_Set problem:_ With all pictures omitted, return verbatim the lines from the beginning of the records below through the line containing "import plotly.graph_objects as go".

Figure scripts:
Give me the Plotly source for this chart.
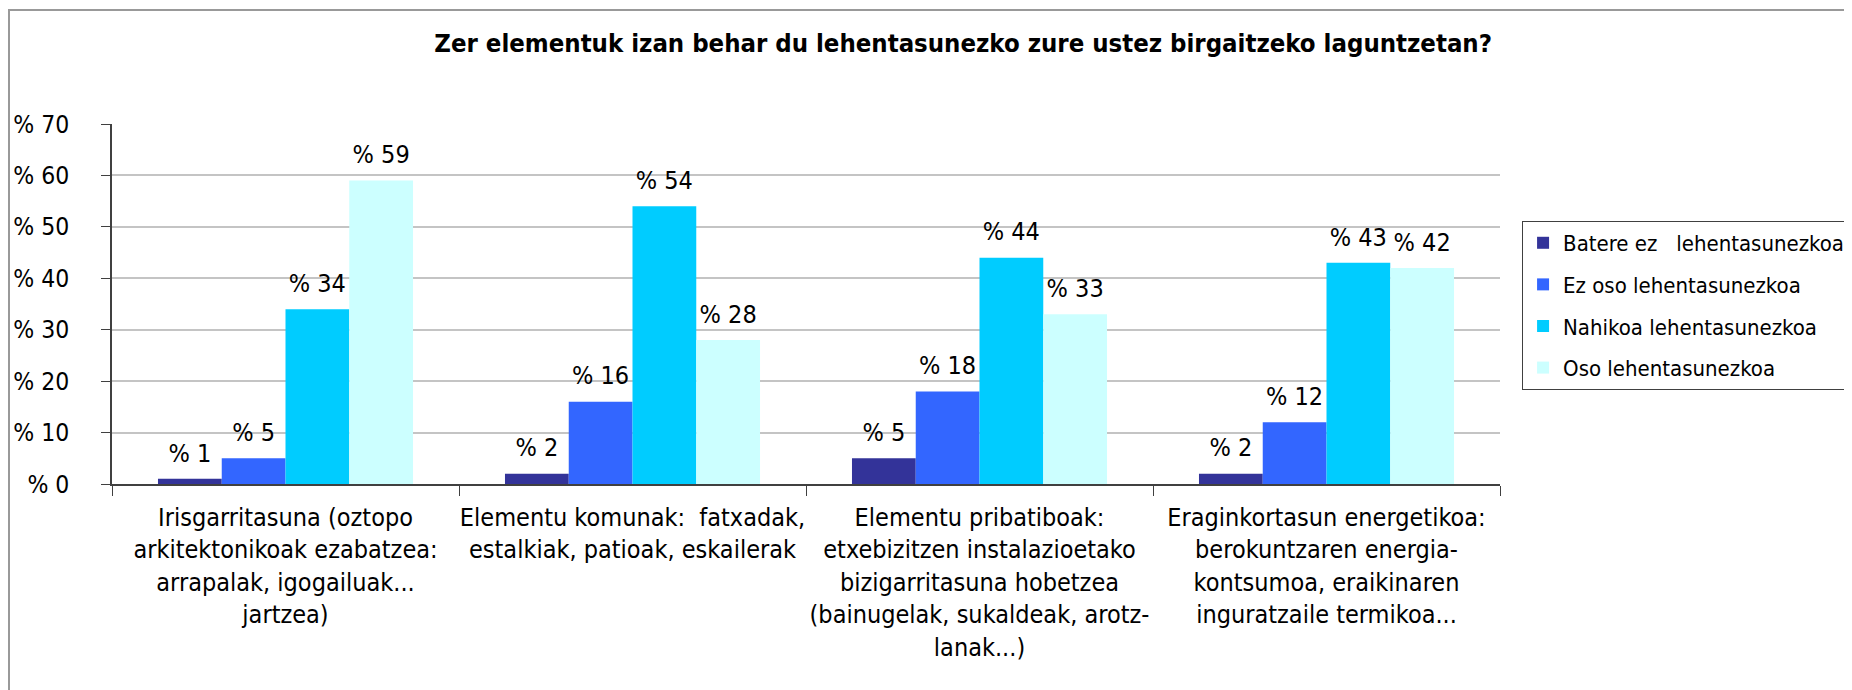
import plotly.graph_objects as go

categories = [
    "Irisgarritasuna (oztopo<br>arkitektonikoak ezabatzea:<br>arrapalak, igogailuak...<br>jartzea)",
    "Elementu komunak:  fatxadak,<br>estalkiak, patioak, eskailerak",
    "Elementu pribatiboak:<br>etxebizitzen instalazioetako<br>bizigarritasuna hobetzea<br>(bainugelak, sukaldeak, arotz-<br>lanak...)",
    "Eraginkortasun energetikoa:<br>berokuntzaren energia-<br>kontsumoa, eraikinaren<br>inguratzaile termikoa...",
]
series_names = [
    "Batere ez\u00a0\u00a0 lehentasunezkoa",
    "Ez oso lehentasunezkoa",
    "Nahikoa lehentasunezkoa",
    "Oso lehentasunezkoa",
]
batere_ez = [1, 2, 5, 2]
ez_oso = [5, 16, 18, 12]
nahikoa = [34, 54, 44, 43]
oso = [59, 28, 33, 42]
series_values = [batere_ez, ez_oso, nahikoa, oso]
colors = ["#333399", "#3366FF", "#00CCFF", "#CCFFFF"]
title_text = "Zer elementuk izan behar du lehentasunezko zure ustez birgaitzeko laguntzetan?"

FONT = "DejaVu Sans Condensed, DejaVu Sans, sans-serif"
GAP = 0.265
W, H = 1844, 682

fig = go.Figure()
for i, (name, vals, col) in enumerate(zip(series_names, series_values, colors)):
    fig.add_trace(go.Bar(
        x=categories, y=vals, name=name, marker=dict(color=col, line=dict(width=0)),
        offsetgroup=str(i), legendgroup=str(i), hoverinfo="skip",
    ))
for i, vals in enumerate(series_values):
    fig.add_trace(go.Scatter(
        x=categories, y=vals, mode="markers+text", offsetgroup=str(i),
        text=[f"% {v}" for v in vals], textposition="top center",
        textfont=dict(family=FONT, size=25, color="#000000"),
        marker=dict(size=16, color="rgba(0,0,0,0)"),
        showlegend=False, hoverinfo="skip", cliponaxis=False,
    ))

fig.update_layout(
    width=W, height=H,
    margin=dict(l=104, r=352, t=116, b=206, autoexpand=False),
    paper_bgcolor="white", plot_bgcolor="white",
    barmode="group", bargap=GAP, bargroupgap=0,
    scattermode="group", scattergap=GAP,
    font=dict(family=FONT, size=25, color="#000000"),
    title=dict(text="<b>" + title_text + "</b>", x=0.518, xanchor="center",
               y=1 - 35 / H, yanchor="middle",
               font=dict(family=FONT, size=25.5, color="#000000")),
    legend=dict(x=1.0159, xanchor="left", y=0.7306, yanchor="top",
                bordercolor="#404040", borderwidth=1, bgcolor="white",
                font=dict(family=FONT, size=22, color="#000000"),
                tracegroupgap=10, itemclick=False),
    showlegend=True,
)
fig.update_xaxes(
    type="category", showline=True, linecolor="#404040", linewidth=1.5,
    ticks="outside", tickson="boundaries", ticklen=10, tickcolor="#404040",
    tickfont=dict(family=FONT, size=25), ticklabelstandoff=10, tickangle=0,
    automargin=False, showgrid=False,
)
fig.update_yaxes(
    range=[0, 70], dtick=10, tickprefix="% ", showline=True, linecolor="#404040",
    linewidth=1.5, ticks="outside", ticklen=9, tickcolor="#404040",
    tickfont=dict(family=FONT, size=24.5), ticklabelstandoff=27, automargin=False,
    showgrid=True, gridcolor="#c4c4c4", gridwidth=1.5, zeroline=False,
)
fig.add_shape(type="rect", xref="paper", yref="paper",
              x0=(1 - 104) / 1388, x1=(1900 - 104) / 1388,
              y0=(476 - 740) / 360, y1=(476 - 2) / 360,
              line=dict(color="#999999", width=2), fillcolor="rgba(0,0,0,0)", layer="below")
fig.write_html("out.html")
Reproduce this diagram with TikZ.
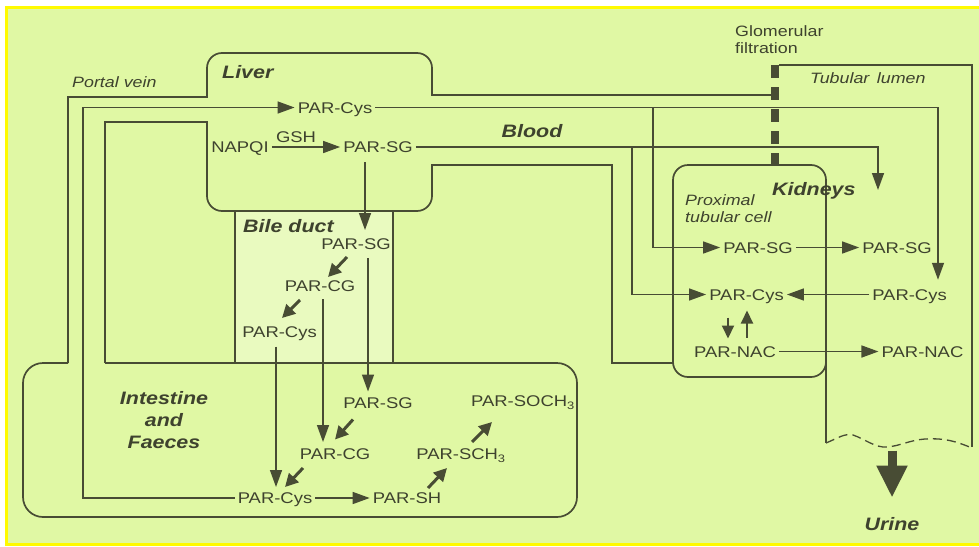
\documentclass[tikz,border=0pt]{standalone}
\usepackage{fontspec}
\setmainfont[FakeStretch=1.19]{Liberation Sans}
\usetikzlibrary{arrows.meta,calc}
\definecolor{bg}{RGB}{224,248,164}
\definecolor{ln}{RGB}{72,76,52}
\definecolor{tx}{RGB}{62,66,46}
\definecolor{yb}{RGB}{255,250,0}
\begin{document}
\begin{tikzpicture}[x=1pt,y=-1pt,
  wall/.style={draw=ln,line width=1.7pt},
  arr/.style={draw=ln,line width=1.5pt,-{Triangle[length=17pt,width=12pt]}},
  darr/.style={draw=ln,line width=3pt,-{Triangle[length=13pt,width=13pt]}},
  vv/.style={draw=ln,line width=2pt,-{Triangle[length=13pt,width=12pt]}},
  par/.style={text=tx,font=\fontsize{15.5}{17}\selectfont,inner sep=3pt,text height=11.1pt,text depth=0pt},
  lab/.style={text=tx,font=\fontsize{18}{22}\selectfont\bfseries\itshape,inner sep=0pt},
  sml/.style={text=tx,font=\fontsize{15}{17}\selectfont\itshape,inner sep=0pt,align=left},
]
\useasboundingbox (0,0) rectangle (979,546);
\fill[white] (0,0) rectangle (979,546);
\fill[yb] (5,6) rectangle (979,546);
\fill[bg] (8,9) rectangle (979,543);
\fill[bg!70!white] (235,211) rectangle (393,363);

% compartments
\draw[wall] (68,363) -- (68,97) -- (207,97) -- (207,75);
\draw[wall,rounded corners=15pt] (207,75) -- (207,53) -- (432,53) -- (432,75);
\draw[wall] (432,75) -- (432,95) -- (775,95);
\draw[wall] (105,363) -- (105,122) -- (207,122) -- (207,190);
\draw[wall,rounded corners=15pt] (207,190) -- (207,211) -- (432,211) -- (432,190);
\draw[wall] (432,190) -- (432,165) -- (612,165) -- (612,363) -- (673,363);
\draw[wall] (235,211) -- (235,363);
\draw[wall] (393,211) -- (393,363);
\draw[wall,rounded corners=20pt] (68,363) -- (23,363) -- (23,517) -- (577,517) -- (577,363) -- (540,363);
\draw[wall] (540,363) -- (105,363);
\draw[wall,rounded corners=15pt] (826,270) -- (826,377) -- (673,377) -- (673,165) -- (826,165) -- cycle;
\draw[wall] (826,300) -- (826,443);
\draw[wall] (779,65) -- (972,65) -- (972,447);
\draw[ln,line width=8pt,dash pattern=on 13pt off 9pt] (775,65) -- (775,166);
\draw[ln,line width=1.3pt,dash pattern=on 9pt off 5pt] (826,443) .. controls (838,438) and (845,433) .. (853,435) .. controls (865,439) and (875,448) .. (887,447) .. controls (900,446) and (910,440) .. (925,439) .. controls (945,438) and (955,441) .. (972,448);

% labels
\node[lab,anchor=base west] (liver) at (222,78) {Liver};
\node[sml,anchor=base west] (portal) at (72,87) {Portal vein};
\node[lab,anchor=base west] (bile) at (243,232) {Bile duct};
\node[lab,anchor=base] (blood) at (532,137) {Blood};
\node[lab,anchor=base,align=center] (intest) at (164,448) {Intestine\\and\\Faeces};
\node[lab,anchor=base west] (kidneys) at (772,195) {Kidneys};
\node[sml,anchor=base west] (prox) at (685,222.5) {Proximal\\tubular cell};
\node[sml,anchor=base west] (tub) at (810,83) {Tubular\hspace{0.5em}lumen};
\node[sml,anchor=base west,font=\fontsize{15}{17}\selectfont] (glom) at (735,53) {Glomerular\\filtration};
\node[lab,anchor=base] (urine) at (892,530) {Urine};
\node[text=tx,font=\fontsize{15.5}{17}\selectfont,anchor=base,inner sep=0pt] (gsh) at (296,142) {GSH};

% metabolites
\node[par] (liverCys) at (335,107.5) {PAR-Cys};
\node[par] (napqi) at (240,147) {NAPQI};
\node[par] (liverSG) at (378,147) {PAR-SG};
\node[par] (bileSG) at (356,244) {PAR-SG};
\node[par] (bileCG) at (320,286) {PAR-CG};
\node[par] (bileCys) at (279.5,331.5) {PAR-Cys};
\node[par] (intSG) at (378,402.5) {PAR-SG};
\node[par] (intCG) at (335,454) {PAR-CG};
\node[par] (intCys) at (275,498) {PAR-Cys};
\node[par] (intSH) at (407,498) {PAR-SH};
\node[par] (intSCH) at (461,454) {PAR-SCH\textsubscript{3}};
\node[par] (intSOCH) at (523,401) {PAR-SOCH\textsubscript{3}};
\node[par] (kSG) at (758,247.5) {PAR-SG};
\node[par] (kSGt) at (897,247.5) {PAR-SG};
\node[par] (kCys) at (746.5,294.5) {PAR-Cys};
\node[par] (kCyst) at (909.5,294.5) {PAR-Cys};
\node[par] (kNAC) at (735,351.5) {PAR-NAC};
\node[par] (kNACt) at (922.5,351.5) {PAR-NAC};

\coordinate (pv) at (83,107.5);
\coordinate (j1) at (653,107.5);
\coordinate (j2) at (632,147);
\coordinate (kid) at (878,190);

% connectors
\draw[arr] (intCys.west) -| (pv) -- (liverCys.west);
\draw[arr] (liverCys.east) -| ($(kCyst.north)+(28.5,-6)$);
\draw[arr] (j1) |- (kSG.west);
\draw[arr] (napqi.east) -- (liverSG.west);
\draw[arr] (liverSG.east) -| (kid);
\draw[arr] (j2) |- (kCys.west);
\draw[arr] ($(liverSG)+(-13,15)$) -- ($(bileSG)+(9,-14)$);
\draw[arr] ($(bileSG)+(12,14)$) -- ($(intSG)+(-10,-11)$);
\draw[arr] ($(bileCG)+(3,13)$) -- ($(intCG)+(-12,-12)$);
\draw[arr] ($(bileCys)+(-3.5,15)$) -- ($(intCys)+(1,-11)$);
\draw[darr] ($(bileSG)+(-9,13)$) -- ($(bileSG)+(-28,33)$);
\draw[darr] ($(bileCG)+(-20,14)$) -- ($(bileCG)+(-38,32)$);
\draw[darr] ($(intSG)+(-25,17)$) -- ($(intSG)+(-43,37)$);
\draw[darr] ($(intCG)+(-32,14)$) -- ($(intCG)+(-50,33)$);
\draw[darr] ($(intSH)+(21,-10)$) -- ($(intSH)+(40,-30)$);
\draw[darr] ($(intSCH)+(11,-12)$) -- ($(intSCH)+(31,-32)$);
\draw[arr] (intCys.east) -- (intSH.west);
\draw[arr] (kSG.east) -- (kSGt.west);
\draw[arr] (kCyst.west) -- (kCys.east);
\draw[arr] (kNAC.east) -- (kNACt.west);
\draw[vv] ($(kCys)+(-18.5,23)$) -- ($(kNAC)+(-7,-13)$);
\draw[vv] ($(kNAC)+(12,-14)$) -- ($(kCys)+(0.5,16)$);
\draw[ln,line width=9pt,-{Triangle[length=32pt,width=29pt]}] ($(urine)+(0,-73)$) -- ($(urine)+(0,-26)$);
\end{tikzpicture}
\end{document}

_Answer for the task:_
Give me the Plotly source for this chart.
import plotly.graph_objects as go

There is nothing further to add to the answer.